→ Data excerpt:
☆ ☆ ☆ ☆ ☆
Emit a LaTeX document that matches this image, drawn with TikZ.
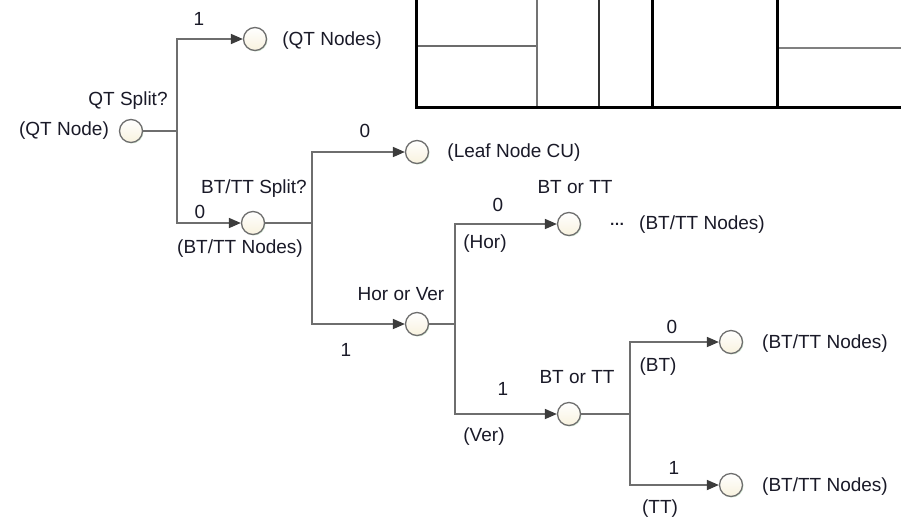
\documentclass[tikz,border=0pt]{standalone}
\usepackage{fontspec}
\setmainfont{Liberation Sans}
\usetikzlibrary{arrows.meta,shadows}
\definecolor{linegrey}{HTML}{6E6E6E}
\definecolor{tipgrey}{HTML}{3C3C3C}
\definecolor{txt}{HTML}{1A1A28}
\definecolor{cream}{HTML}{F8F2DE}
\begin{document}
\begin{tikzpicture}[x=1pt,y=-1pt,
  every node/.style={font=\fontsize{19}{22}\selectfont, text=txt, inner sep=0pt},
  state/.style={circle, minimum size=23pt, draw=linegrey, line width=1.3pt,
    top color=white, bottom color=cream,
    drop shadow={fill=green!40!gray!35, shadow xshift=1pt, shadow yshift=-1pt, opacity=0.6}},
  conn/.style={draw=linegrey, line width=1.7pt},
  arr/.style={conn, -{Triangle[length=12pt,width=10pt,color=tipgrey]}},
  thickline/.style={draw=black, line width=3pt},
]
\useasboundingbox (0,0) rectangle (901,517);
\fill[white] (0,0) rectangle (901,517);

% top-right partition box
\draw[draw=gray!85!black, line width=1.5pt] (416,46) -- (537,46);
\draw[draw=gray, line width=2pt] (777,48) -- (901,48);
\draw[draw=gray!90!black, line width=1.5pt] (537,0) -- (537,107);
\draw[draw=black!80, line width=1.2pt] (599,0) -- (599,107);
\draw[thickline] (652,0) -- (652,107);
\draw[thickline] (777,0) -- (777,107);
\draw[thickline] (416,0) -- (416,107) -- (901,107);

% circles
\node[state] (n1) at (131,131) {};
\node[state] (n2) at (255,39) {};
\node[state] (n3) at (253,223) {};
\node[state] (n4) at (417,152) {};
\node[state] (n5) at (417,324) {};
\node[state] (n6) at (569,224) {};
\node[state] (n7) at (569,414) {};
\node[state] (n8) at (731,342) {};
\node[state] (n9) at (731,485) {};

% junctions
\coordinate (j1) at (177,131);
\coordinate (j2) at (312,223);
\coordinate (j3) at (455,324);
\coordinate (j4) at (630,414);

% connectors
\draw[conn] (n1) -- (j1);
\draw[arr] (j1) |- (n2);
\draw[arr] (j1) |- (n3);
\draw[conn] (n3) -- (j2);
\draw[arr] (j2) |- (n4);
\draw[arr] (j2) |- (n5);
\draw[conn] (n5) -- (j3);
\draw[arr] (j3) |- (n6);
\draw[arr] (j3) |- (n7);
\draw[conn] (n7) -- (j4);
\draw[arr] (j4) |- (n8);
\draw[arr] (j4) |- (n9);

% labels
\node (t1) at (128,101) {QT Split?};
\node (t2) at (64,131) {(QT Node)};
\node (t3) at (199,19) {1};
\node (t4) at (332,41) {(QT Nodes)};
\node (t5) at (200,212) {0};
\node (t6) at (254,189) {BT/TT Split?};
\node (t7) at (240,249) {(BT/TT Nodes)};
\node (t8) at (365,131) {0};
\node (t9) at (514,153) {(Leaf Node CU)};
\node (t10) at (401,294) {Hor or Ver};
\node (t11) at (346,350) {1};
\node (t12) at (498,205) {0};
\node (t13) at (485,244) {(Hor)};
\node (t14) at (575,187) {BT or TT};
\node (t15) at (617,224) {\fontsize{15}{17}\selectfont\bfseries …};
\node (t16) at (702,225) {(BT/TT Nodes)};
\node (t17) at (503,389) {1};
\node (t18) at (484,437) {(Ver)};
\node (t19) at (577,377) {BT or TT};
\node (t20) at (672,327) {0};
\node (t21) at (658,367) {(BT)};
\node (t22) at (825,344) {(BT/TT Nodes)};
\node (t23) at (674,468) {1};
\node (t24) at (825,487) {(BT/TT Nodes)};
\node (t25) at (660,509) {(TT)};
\end{tikzpicture}
\end{document}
☆ ☆ ☆ ☆ ☆
→ What needs to be done: Quote the listing above in full, except for the pictures.

→ Final answer:
Emit a LaTeX document that matches this image, drawn with TikZ.
\documentclass[tikz,border=0pt]{standalone}
\usepackage{fontspec}
\setmainfont{Liberation Sans}
\usetikzlibrary{arrows.meta,shadows}
\definecolor{linegrey}{HTML}{6E6E6E}
\definecolor{tipgrey}{HTML}{3C3C3C}
\definecolor{txt}{HTML}{1A1A28}
\definecolor{cream}{HTML}{F8F2DE}
\begin{document}
\begin{tikzpicture}[x=1pt,y=-1pt,
  every node/.style={font=\fontsize{19}{22}\selectfont, text=txt, inner sep=0pt},
  state/.style={circle, minimum size=23pt, draw=linegrey, line width=1.3pt,
    top color=white, bottom color=cream,
    drop shadow={fill=green!40!gray!35, shadow xshift=1pt, shadow yshift=-1pt, opacity=0.6}},
  conn/.style={draw=linegrey, line width=1.7pt},
  arr/.style={conn, -{Triangle[length=12pt,width=10pt,color=tipgrey]}},
  thickline/.style={draw=black, line width=3pt},
]
\useasboundingbox (0,0) rectangle (901,517);
\fill[white] (0,0) rectangle (901,517);

% top-right partition box
\draw[draw=gray!85!black, line width=1.5pt] (416,46) -- (537,46);
\draw[draw=gray, line width=2pt] (777,48) -- (901,48);
\draw[draw=gray!90!black, line width=1.5pt] (537,0) -- (537,107);
\draw[draw=black!80, line width=1.2pt] (599,0) -- (599,107);
\draw[thickline] (652,0) -- (652,107);
\draw[thickline] (777,0) -- (777,107);
\draw[thickline] (416,0) -- (416,107) -- (901,107);

% circles
\node[state] (n1) at (131,131) {};
\node[state] (n2) at (255,39) {};
\node[state] (n3) at (253,223) {};
\node[state] (n4) at (417,152) {};
\node[state] (n5) at (417,324) {};
\node[state] (n6) at (569,224) {};
\node[state] (n7) at (569,414) {};
\node[state] (n8) at (731,342) {};
\node[state] (n9) at (731,485) {};

% junctions
\coordinate (j1) at (177,131);
\coordinate (j2) at (312,223);
\coordinate (j3) at (455,324);
\coordinate (j4) at (630,414);

% connectors
\draw[conn] (n1) -- (j1);
\draw[arr] (j1) |- (n2);
\draw[arr] (j1) |- (n3);
\draw[conn] (n3) -- (j2);
\draw[arr] (j2) |- (n4);
\draw[arr] (j2) |- (n5);
\draw[conn] (n5) -- (j3);
\draw[arr] (j3) |- (n6);
\draw[arr] (j3) |- (n7);
\draw[conn] (n7) -- (j4);
\draw[arr] (j4) |- (n8);
\draw[arr] (j4) |- (n9);

% labels
\node (t1) at (128,101) {QT Split?};
\node (t2) at (64,131) {(QT Node)};
\node (t3) at (199,19) {1};
\node (t4) at (332,41) {(QT Nodes)};
\node (t5) at (200,212) {0};
\node (t6) at (254,189) {BT/TT Split?};
\node (t7) at (240,249) {(BT/TT Nodes)};
\node (t8) at (365,131) {0};
\node (t9) at (514,153) {(Leaf Node CU)};
\node (t10) at (401,294) {Hor or Ver};
\node (t11) at (346,350) {1};
\node (t12) at (498,205) {0};
\node (t13) at (485,244) {(Hor)};
\node (t14) at (575,187) {BT or TT};
\node (t15) at (617,224) {\fontsize{15}{17}\selectfont\bfseries …};
\node (t16) at (702,225) {(BT/TT Nodes)};
\node (t17) at (503,389) {1};
\node (t18) at (484,437) {(Ver)};
\node (t19) at (577,377) {BT or TT};
\node (t20) at (672,327) {0};
\node (t21) at (658,367) {(BT)};
\node (t22) at (825,344) {(BT/TT Nodes)};
\node (t23) at (674,468) {1};
\node (t24) at (825,487) {(BT/TT Nodes)};
\node (t25) at (660,509) {(TT)};
\end{tikzpicture}
\end{document}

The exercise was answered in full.